Strategic Context: Phylloxera devastated European vineyards in the 19th century, forcing most winemakers to graft vinifera vines onto resistant rootstock. Marko’s ungrafted, own-rooted vines suggest either phylloxera-free soil or successful resistance. This isn’t just technical—it’s philosophical. Ungrafted vines theoretically express terroir more purely (no rootstock influence), but they’re riskier. Choosing ungrafted vines for a 20-year legacy project shows confidence in the land and long-term thinking.

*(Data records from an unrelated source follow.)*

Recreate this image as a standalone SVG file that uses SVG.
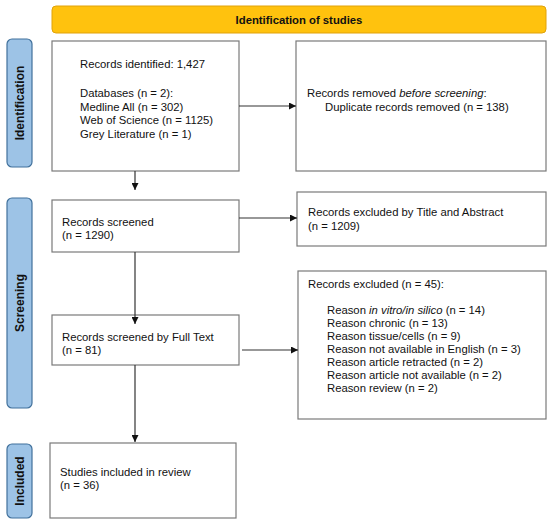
<svg xmlns="http://www.w3.org/2000/svg" width="550" height="522" viewBox="0 0 550 522">
<defs>
<style>
.box{fill:#fff;stroke:#7a7a7a;stroke-width:1.2}
.lab{fill:#9DC3E6;stroke:#41719C;stroke-width:1.2}
.t{font-family:"Liberation Sans",Arial,sans-serif;font-size:11.3px;fill:#111}
.tt{font-family:"Liberation Sans",Arial,sans-serif;font-size:11.3px;font-weight:bold;fill:#111}
.lt{font-family:"Liberation Sans",Arial,sans-serif;font-size:12px;font-weight:bold;fill:#111}
.ln{stroke:#333;stroke-width:1.2;fill:none}
</style>
<marker id="ah" viewBox="0 0 10 10" refX="10" refY="5" markerWidth="7" markerHeight="7" markerUnits="userSpaceOnUse" orient="auto">
<path d="M0,0 L10,5 L0,10 z" fill="#111"/>
</marker>
</defs>
<rect width="550" height="522" fill="#fff"/>
<g id="title">
<rect x="52" y="6" width="494" height="27" rx="4" fill="#FFC20E" stroke="#E0A20A" stroke-width="1"/>
<text class="tt" x="299" y="23.5" text-anchor="middle">Identification of studies</text>
</g>
<g id="label-identification">
<rect class="lab" x="7" y="39" width="25" height="128" rx="5"/>
<text class="lt" transform="translate(23.8,103) rotate(-90)" text-anchor="middle">Identification</text>
</g>
<g id="label-screening">
<rect class="lab" x="7" y="198" width="25" height="210" rx="5"/>
<text class="lt" transform="translate(23.8,303) rotate(-90)" text-anchor="middle">Screening</text>
</g>
<g id="label-included">
<rect class="lab" x="7" y="444" width="25" height="74" rx="5"/>
<text class="lt" transform="translate(23.8,481) rotate(-90)" text-anchor="middle">Included</text>
</g>
<g id="identified">
<rect class="box" x="52" y="41" width="187" height="130"/>
<text class="t" x="80" y="68">Records identified: 1,427</text>
<text class="t" x="80" y="97">Databases (n = 2):</text>
<text class="t" x="80" y="110.5">Medline All (n = 302)</text>
<text class="t" x="80" y="124">Web of Science (n = 1125)</text>
<text class="t" x="80" y="137.5">Grey Literature (n = 1)</text>
</g>
<g id="removed">
<rect class="box" x="296" y="41" width="250" height="130"/>
<text class="t" x="307" y="97">Records removed <tspan font-style="italic">before screening</tspan>:</text>
<text class="t" x="325" y="110.5">Duplicate records removed (n = 138)</text>
</g>
<g id="screened">
<rect class="box" x="52" y="200" width="187" height="52"/>
<text class="t" x="62" y="226">Records screened</text>
<text class="t" x="62" y="239">(n = 1290)</text>
</g>
<g id="excluded-ta">
<rect class="box" x="297" y="192" width="249" height="54"/>
<text class="t" x="308" y="216">Records excluded by Title and Abstract</text>
<text class="t" x="308" y="229.5">(n = 1209)</text>
</g>
<g id="fulltext">
<rect class="box" x="52" y="315" width="187" height="50"/>
<text class="t" x="62" y="341">Records screened by Full Text</text>
<text class="t" x="62" y="354">(n = 81)</text>
</g>
<g id="excluded-ft">
<rect class="box" x="298" y="271" width="248" height="148"/>
<text class="t" x="308" y="288">Records excluded (n = 45):</text>
<text class="t" x="327" y="314">Reason <tspan font-style="italic">in vitro/in silico</tspan> (n = 14)</text>
<text class="t" x="327" y="327">Reason chronic (n = 13)</text>
<text class="t" x="327" y="340">Reason tissue/cells (n = 9)</text>
<text class="t" x="327" y="353">Reason not available in English (n = 3)</text>
<text class="t" x="327" y="366">Reason article retracted (n = 2)</text>
<text class="t" x="327" y="379">Reason article not available (n = 2)</text>
<text class="t" x="327" y="392">Reason review (n = 2)</text>
</g>
<g id="included">
<rect class="box" x="50" y="443" width="186" height="75"/>
<text class="t" x="60" y="476">Studies included in review</text>
<text class="t" x="60" y="489">(n = 36)</text>
</g>
<g id="connectors">
<line class="ln" x1="239" y1="106" x2="296" y2="106" marker-end="url(#ah)"/>
<line class="ln" x1="135" y1="171" x2="135" y2="190" marker-end="url(#ah)"/>
<line class="ln" x1="239" y1="218" x2="297" y2="218" marker-end="url(#ah)"/>
<line class="ln" x1="135" y1="252" x2="135" y2="324" marker-end="url(#ah)"/>
<line class="ln" x1="242" y1="350" x2="298" y2="350" marker-end="url(#ah)"/>
<line class="ln" x1="135" y1="365" x2="135" y2="442" marker-end="url(#ah)"/>
</g>
</svg>
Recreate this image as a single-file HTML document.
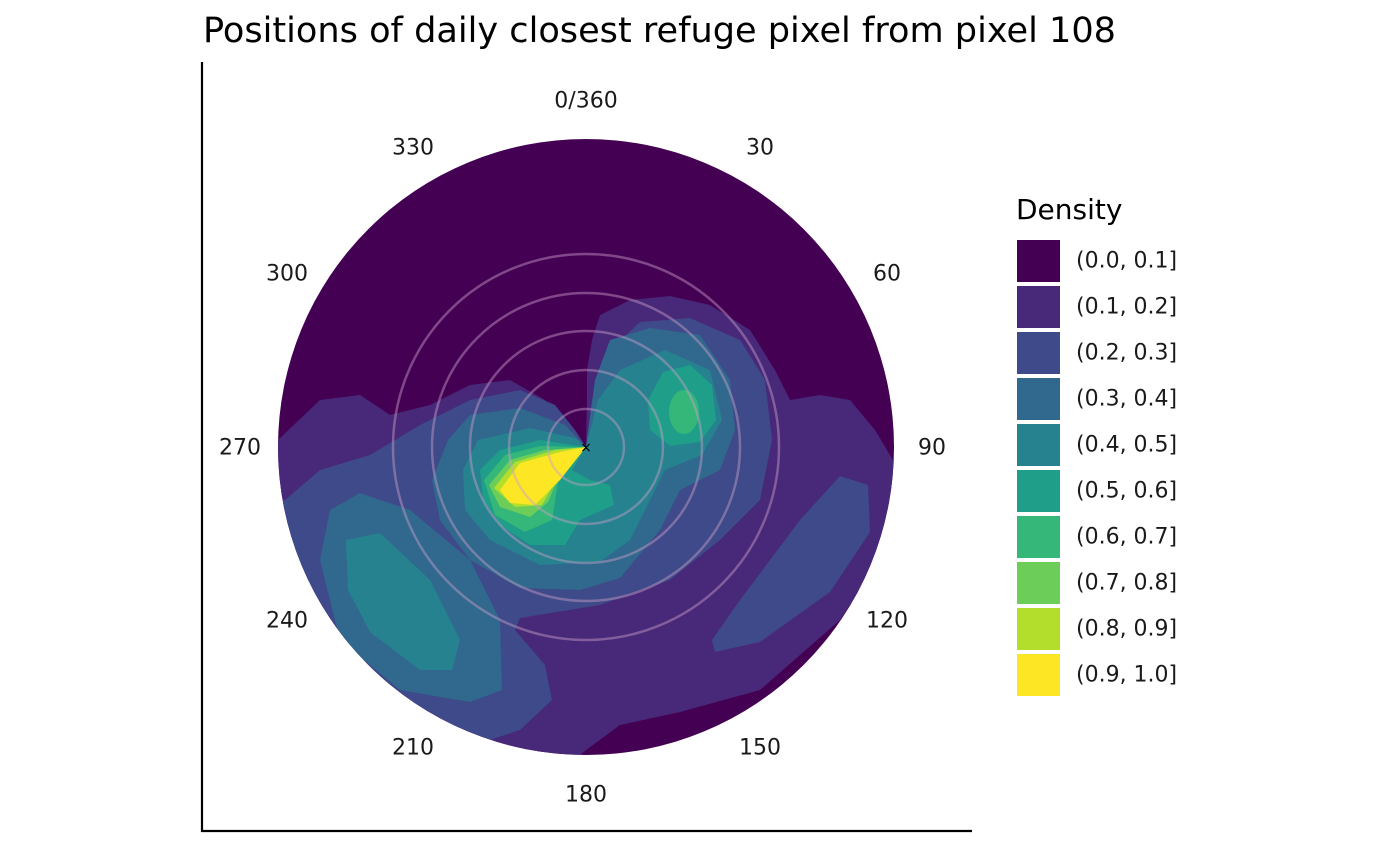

The Stavropol context matters: Krasnodar dominates Russian wine. Stavropol is smaller, less developed, higher risk. Being the sixth licensed farm winery in the entire region shows pioneering status. And naming the winery for grandson Mark builds succession directly into the brand identity—this isn’t a founder’s ego project, it’s a family asset being created for the next generation.

Our research team is investigating the grandfather’s profile, the 20-year planning story, Mark’s current age and involvement, and whether this is active succession or aspirational legacy-building.

Research Priority: Tier 3 (Score: 30/50) - Grandfather-grandson legacy story with regional pioneer status and indigenous variety focus.